Il est donc hors de question d’utiliser l’arme des dépenses publiques pour relancer l’économie. La France, comme les autres pays européens, semble ainsi condamnée à l’aggravation du chômage et de la dette publique et au discrédit de sa classe politique.

A moins qu’elle n’ait enfin l’audace de mettre en oeuvre les innombrables réformes, très largement identifiées et étudiées, ne coûtant rien, pouvant libérer de la croissance en remettant en cause des rentes de situation. Réformes que le précédent président et le gouvernement n’ont pas osé entreprendre.

Si on ne les lance pas maintenant, en toute liberté, avec le temps nécessaire pour mettre en place une concertation entre toutes les parties prenantes, elles nous seront imposées brutalement quand les créanciers exigeront de nous des économies radicales pour obtenir le remboursement de nos dettes.

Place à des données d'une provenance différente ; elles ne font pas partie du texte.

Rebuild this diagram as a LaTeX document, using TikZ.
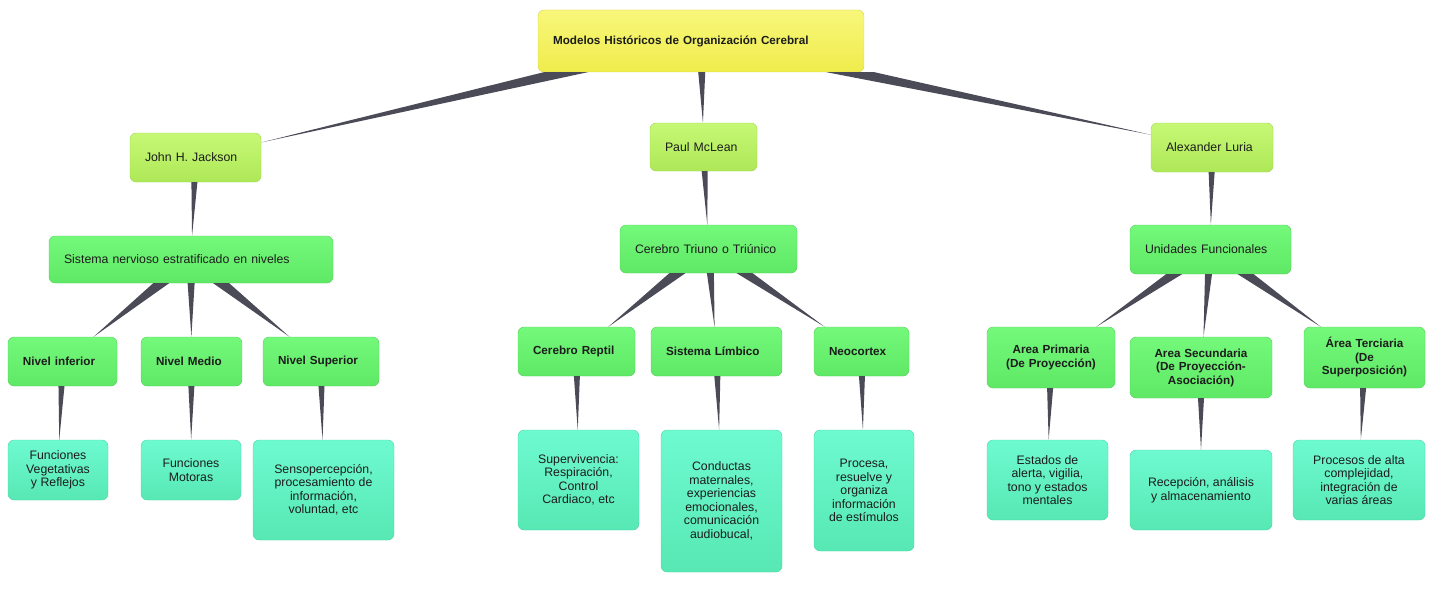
\documentclass[tikz,border=0pt]{standalone}
\usepackage{fontspec}
\setmainfont{Liberation Sans}
\usepackage{tikz}
\usetikzlibrary{calc}
\definecolor{titletop}{HTML}{F8F77A}
\definecolor{titlebot}{HTML}{EFEC4C}
\definecolor{titledraw}{HTML}{D6D44C}
\definecolor{authortop}{HTML}{C6F875}
\definecolor{authorbot}{HTML}{AEE857}
\definecolor{authordraw}{HTML}{9FD552}
\definecolor{topictop}{HTML}{74F97A}
\definecolor{topicbot}{HTML}{5FE866}
\definecolor{topicdraw}{HTML}{55CF5E}
\definecolor{leaftop}{HTML}{6EFAD0}
\definecolor{leafbot}{HTML}{57E8B4}
\definecolor{leafdraw}{HTML}{4FD6A6}
\definecolor{linkcol}{HTML}{4A4B57}
\definecolor{textcol}{HTML}{1C1C1C}
\tikzstyle{box}=[draw, rounded corners=6pt, inner xsep=15pt, inner ysep=3pt, text=textcol, font=\fontsize{12.3}{13.5}\selectfont]
\tikzstyle{title}=[box, top color=titletop, bottom color=titlebot, draw=titledraw, align=left, font=\bfseries\fontsize{11.7}{13.5}\selectfont]
\tikzstyle{author}=[box, top color=authortop, bottom color=authorbot, draw=authordraw, align=left]
\tikzstyle{topic}=[box, top color=topictop, bottom color=topicbot, draw=topicdraw, align=left]
\tikzstyle{part}=[box, top color=topictop, bottom color=topicbot, draw=topicdraw, align=left, font=\bfseries\fontsize{11.7}{13.5}\selectfont]
\tikzstyle{leaf}=[box, top color=leaftop, bottom color=leafbot, draw=leafdraw, align=center, inner xsep=4pt]
% tapered link: flat base on the parent's lower edge, pointed at the child
\newcommand{\taper}[3]{%
  \path (#1) -- (#2) coordinate[pos=0] (from) coordinate[pos=1] (to);
  \fill[linkcol] ($(from)+(-#3,0)$) -- (to) -- ($(from)+(#3,0)$) -- cycle;}

\begin{document}
\begin{tikzpicture}[x=1pt, y=-1pt]
      \useasboundingbox (0,0) rectangle (1443,594);

      \node[title, text width=296pt, minimum height=62pt] (root) at (701,41) {Modelos Históricos de Organización Cerebral};

      \node[author, text width=101pt, minimum height=49pt] (jackson) at (195.5,157.5) {John H. Jackson};
      \node[author, text width=77pt, minimum height=48pt] (mclean) at (703.5,147) {Paul McLean};
      \node[author, text width=92pt, minimum height=49pt] (luria) at (1212,147.5) {Alexander Luria};

      \node[topic, text width=254pt, minimum height=47pt] (niveles) at (191,259.5) {Sistema nervioso estratificado en niveles};
      \node[topic, text width=147pt, minimum height=48pt] (triuno) at (708.5,249) {Cerebro Triuno o Triúnico};
      \node[topic, text width=131pt, minimum height=49pt] (unidades) at (1210.5,249.5) {Unidades Funcionales};

      \node[part, text width=79pt, minimum height=49pt] (inferior) at (62.5,361.5) {Nivel inferior};
      \node[part, text width=71pt, minimum height=49pt] (medio) at (191.5,361.5) {Nivel Medio};
      \node[part, text width=86pt, minimum height=49pt] (superior) at (321,361.5) {Nivel Superior};
      \node[part, text width=87pt, minimum height=49pt] (reptil) at (576.5,351.5) {Cerebro Reptil};
      \node[part, text width=101pt, minimum height=49pt] (limbico) at (716.5,351.5) {Sistema Límbico};
      \node[part, text width=65pt, minimum height=49pt] (neocortex) at (861.5,351.5) {Neocortex};
      \node[part, align=center, inner xsep=4pt, text width=120pt, minimum height=61pt] (primaria) at (1051,357.5) {Area Primaria\\(De Proyección)};
      \node[part, align=center, inner xsep=4pt, text width=134pt, minimum height=61pt] (secundaria) at (1201,367.5) {Area Secundaria\\(De Proyección-\\Asociación)};
      \node[part, align=center, inner xsep=4pt, text width=113pt, minimum height=61pt] (terciaria) at (1364.5,357.5) {Área Terciaria\\(De\\Superposición)};

      \node[leaf, minimum width=100pt, minimum height=60pt] (vegetativas) at (58,470) {Funciones\\Vegetativas\\y Reflejos};
      \node[leaf, minimum width=100pt, minimum height=60pt] (motoras) at (191,470) {Funciones\\Motoras};
      \node[leaf, minimum width=141pt, minimum height=100pt] (senso) at (323.5,490) {Sensopercepción,\\procesamiento de\\información,\\voluntad, etc};
      \node[leaf, minimum width=121pt, minimum height=100pt] (supervivencia) at (578.5,480) {Supervivencia:\\Respiración,\\Control\\Cardiaco, etc};
      \node[leaf, minimum width=121pt, minimum height=142pt] (conductas) at (721.5,501) {Conductas\\maternales,\\experiencias\\emocionales,\\comunicación\\audiobucal,};
      \node[leaf, minimum width=100pt, minimum height=121pt] (procesa) at (864,490.5) {Procesa,\\resuelve y\\organiza\\información\\de estímulos};
      \node[leaf, minimum width=121pt, minimum height=80pt] (estados) at (1047.5,480) {Estados de\\alerta, vigilia,\\tono y estados\\mentales};
      \node[leaf, minimum width=142pt, minimum height=80pt] (recepcion) at (1201,490) {Recepción, análisis\\y almacenamiento};
      \node[leaf, minimum width=132pt, minimum height=80pt] (complejidad) at (1359,480) {Procesos de alta\\complejidad,\\integración de\\varias áreas};

      \foreach \p/\c/\w in {root/jackson/22pt, root/mclean/3.5pt, root/luria/24pt,
        jackson/niveles/3pt, mclean/triuno/3pt, luria/unidades/3pt,
        niveles/inferior/8pt, niveles/medio/3.5pt, niveles/superior/8pt,
        triuno/reptil/8pt, triuno/limbico/3.5pt, triuno/neocortex/8pt,
        unidades/primaria/8pt, unidades/secundaria/3.5pt, unidades/terciaria/8pt,
        inferior/vegetativas/3pt, medio/motoras/3pt, superior/senso/3pt,
        reptil/supervivencia/3pt, limbico/conductas/3pt, neocortex/procesa/3pt,
        primaria/estados/3pt, secundaria/recepcion/3pt, terciaria/complejidad/3pt}{
        \taper{\p}{\c}{\w}
      }
\end{tikzpicture}
\end{document}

En voici quelques unes, parmi beaucoup d’autres, sans ordre d’importance:

1. Réduire le nombre de collectivités territoriales, en confiant, en zone urbaine, les actuelles responsabilités des départements aux agglomérations et en considérant les départements ruraux comme des agglomérations.

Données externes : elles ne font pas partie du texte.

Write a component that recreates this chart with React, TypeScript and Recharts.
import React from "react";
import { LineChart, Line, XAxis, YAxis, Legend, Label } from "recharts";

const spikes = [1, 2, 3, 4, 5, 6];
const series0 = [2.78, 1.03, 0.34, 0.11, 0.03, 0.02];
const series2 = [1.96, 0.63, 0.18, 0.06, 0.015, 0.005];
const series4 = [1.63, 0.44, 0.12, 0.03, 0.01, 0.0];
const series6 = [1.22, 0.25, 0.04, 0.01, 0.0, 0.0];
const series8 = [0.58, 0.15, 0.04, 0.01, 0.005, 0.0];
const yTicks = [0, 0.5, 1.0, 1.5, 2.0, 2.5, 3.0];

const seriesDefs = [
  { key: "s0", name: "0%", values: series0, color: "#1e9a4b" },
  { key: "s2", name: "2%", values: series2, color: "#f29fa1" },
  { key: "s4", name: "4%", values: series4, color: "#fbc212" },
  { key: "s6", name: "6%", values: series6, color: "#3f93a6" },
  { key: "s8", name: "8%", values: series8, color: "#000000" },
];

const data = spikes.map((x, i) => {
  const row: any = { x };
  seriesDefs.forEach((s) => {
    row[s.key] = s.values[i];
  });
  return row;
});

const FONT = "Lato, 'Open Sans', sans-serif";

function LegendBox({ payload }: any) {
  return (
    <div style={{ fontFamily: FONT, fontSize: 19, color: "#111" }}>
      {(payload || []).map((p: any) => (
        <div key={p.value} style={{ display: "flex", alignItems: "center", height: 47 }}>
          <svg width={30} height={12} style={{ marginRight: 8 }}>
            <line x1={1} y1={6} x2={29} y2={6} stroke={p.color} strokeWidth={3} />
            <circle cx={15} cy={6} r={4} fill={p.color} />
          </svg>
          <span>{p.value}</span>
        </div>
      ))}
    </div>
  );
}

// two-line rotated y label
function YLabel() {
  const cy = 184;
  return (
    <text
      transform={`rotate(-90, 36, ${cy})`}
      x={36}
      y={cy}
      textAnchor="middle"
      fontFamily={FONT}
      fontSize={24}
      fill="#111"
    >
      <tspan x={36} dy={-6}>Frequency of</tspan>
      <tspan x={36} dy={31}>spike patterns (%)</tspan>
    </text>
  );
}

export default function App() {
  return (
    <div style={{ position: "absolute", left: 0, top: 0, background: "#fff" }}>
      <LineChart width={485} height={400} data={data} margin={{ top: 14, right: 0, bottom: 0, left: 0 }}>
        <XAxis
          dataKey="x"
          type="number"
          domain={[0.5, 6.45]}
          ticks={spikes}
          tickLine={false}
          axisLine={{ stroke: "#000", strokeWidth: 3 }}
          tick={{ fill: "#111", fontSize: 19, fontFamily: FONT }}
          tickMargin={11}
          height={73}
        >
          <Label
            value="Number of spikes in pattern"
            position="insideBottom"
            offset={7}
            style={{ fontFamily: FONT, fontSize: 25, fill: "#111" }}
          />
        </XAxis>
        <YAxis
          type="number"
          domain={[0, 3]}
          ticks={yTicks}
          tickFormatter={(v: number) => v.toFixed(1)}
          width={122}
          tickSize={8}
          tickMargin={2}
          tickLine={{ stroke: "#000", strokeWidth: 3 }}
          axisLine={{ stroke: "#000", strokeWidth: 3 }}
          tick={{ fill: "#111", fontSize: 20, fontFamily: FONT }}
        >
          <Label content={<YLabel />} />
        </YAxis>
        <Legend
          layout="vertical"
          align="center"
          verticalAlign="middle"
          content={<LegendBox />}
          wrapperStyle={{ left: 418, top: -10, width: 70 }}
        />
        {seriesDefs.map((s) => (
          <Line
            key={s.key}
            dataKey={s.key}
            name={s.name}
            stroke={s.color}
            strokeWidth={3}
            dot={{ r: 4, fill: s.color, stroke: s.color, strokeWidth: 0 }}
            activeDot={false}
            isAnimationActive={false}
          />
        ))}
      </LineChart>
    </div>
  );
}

2. Réformer l’école primaire en développant l’enseignement sur mesure pour réduire l’échec scolaire.

3. Reprendre aux maires le pouvoir d’attribuer les permis de construire afin de donner à l’Etat les moyens de libérer des espaces à construire, et en particulier d’augmenter massivement la hauteur des immeubles dans les grandes villes, ce qui est à la fois économiquement, socialement et écologiquement nécessaire.

4. Réduire à 20 le nombre de ministères et de ministres, pour diminuer le nombre d’autorités dépensières et regrouper leurs services.

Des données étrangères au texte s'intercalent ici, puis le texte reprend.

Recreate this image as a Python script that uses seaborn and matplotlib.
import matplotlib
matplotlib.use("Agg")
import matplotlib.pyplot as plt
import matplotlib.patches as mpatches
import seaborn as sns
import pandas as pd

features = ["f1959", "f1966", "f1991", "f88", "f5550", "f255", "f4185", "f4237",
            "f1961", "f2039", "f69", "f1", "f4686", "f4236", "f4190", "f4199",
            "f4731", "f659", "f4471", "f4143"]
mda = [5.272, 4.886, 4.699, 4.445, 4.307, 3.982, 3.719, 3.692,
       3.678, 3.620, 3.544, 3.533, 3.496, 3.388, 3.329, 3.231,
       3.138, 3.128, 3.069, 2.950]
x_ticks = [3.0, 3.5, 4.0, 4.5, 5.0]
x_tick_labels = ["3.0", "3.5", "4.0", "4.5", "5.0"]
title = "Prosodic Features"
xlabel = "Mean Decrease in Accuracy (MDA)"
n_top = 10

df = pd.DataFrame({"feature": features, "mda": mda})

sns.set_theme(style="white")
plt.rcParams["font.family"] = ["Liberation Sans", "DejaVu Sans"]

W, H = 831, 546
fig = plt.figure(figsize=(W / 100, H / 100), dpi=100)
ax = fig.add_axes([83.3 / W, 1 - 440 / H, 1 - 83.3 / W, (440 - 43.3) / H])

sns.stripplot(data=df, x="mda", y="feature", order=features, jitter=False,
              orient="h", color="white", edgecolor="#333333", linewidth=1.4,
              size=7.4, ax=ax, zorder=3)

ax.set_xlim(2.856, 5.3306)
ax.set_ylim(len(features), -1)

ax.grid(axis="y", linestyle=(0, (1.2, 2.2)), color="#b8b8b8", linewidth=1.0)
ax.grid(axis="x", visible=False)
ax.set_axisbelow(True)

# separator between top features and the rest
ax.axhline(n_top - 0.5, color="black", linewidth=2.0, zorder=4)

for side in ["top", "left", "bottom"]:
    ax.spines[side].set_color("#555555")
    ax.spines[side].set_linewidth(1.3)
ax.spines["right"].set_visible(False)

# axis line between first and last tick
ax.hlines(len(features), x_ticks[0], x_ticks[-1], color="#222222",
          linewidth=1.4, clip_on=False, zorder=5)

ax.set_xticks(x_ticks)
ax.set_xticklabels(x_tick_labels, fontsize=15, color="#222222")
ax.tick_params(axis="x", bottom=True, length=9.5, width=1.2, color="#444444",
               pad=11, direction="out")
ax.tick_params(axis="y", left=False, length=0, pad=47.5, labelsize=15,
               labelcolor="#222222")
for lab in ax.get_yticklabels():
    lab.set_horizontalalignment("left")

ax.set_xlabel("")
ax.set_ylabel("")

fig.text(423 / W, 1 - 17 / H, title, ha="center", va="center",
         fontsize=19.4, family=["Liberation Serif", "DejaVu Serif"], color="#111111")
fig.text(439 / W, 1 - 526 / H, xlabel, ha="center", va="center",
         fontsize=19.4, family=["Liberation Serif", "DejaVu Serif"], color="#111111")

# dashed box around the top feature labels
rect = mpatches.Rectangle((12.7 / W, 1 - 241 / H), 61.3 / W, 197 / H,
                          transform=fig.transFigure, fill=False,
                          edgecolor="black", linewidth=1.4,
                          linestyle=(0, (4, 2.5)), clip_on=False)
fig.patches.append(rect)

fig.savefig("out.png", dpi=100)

5. Interdire toute publication d’un nouveau décret ou circulaire qui ne serait pas accompagné de la suppression d’au moins deux fois plus de réglementations existantes.

6. Concentrer en priorité les investissements d’infrastructure à financer sur ceux qui relient les zones urbaines aux grands ports maritimes et fluviaux.

7. Créer des emplois de taxis en accordant, partout dans le pays, de nombreuses nouvelles autorisations, en priorité aux salariés des compagnies, en compensant les éventuelles pertes de patrimoine des détenteurs de plaques actuelles par une minuscule contribution des utilisateurs.

8. Créer des emplois de coiffeurs à domicile en libéralisant les conditions d’accès à cette profession.

9. Rapprocher les professions de notaire et d’avocat en une grande profession du droit.

10. Supprimer les dizaines de «hautes autorités» ou de «commissions permanentes», qui ne font pour l’essentiel que retarder les décisions publiques, sans aucune utilité sociale.

11. Réduire massivement le nombre d’offices d’HLM en fusionnant ceux qui ne construisent plus avec leurs voisins plus dynamiques. De même pour les Chambres de commerce et d’industrie et tous les organismes gestionnaires de taxes parafiscales.

12. Utiliser les énormes ressources, aujourd’hui gaspillées, de la formation permanente, à la conversion des chômeurs et des salariés menacés de perdre leur emploi.

Naturellement, tout pouvoir qui se lancera dans ces réformes deviendra, au moins provisoirement, impopulaire. Naturellement, les groupes de pression les plus divers (des ordres professionnels aux élus locaux), qui y puisent leurs pouvoirs, seront hostiles.

Sans doute, comme toujours en France, faudra-t-il attendre une révolution pour que tout cela s’impose. La démocratie n’aurait rien à y gagner.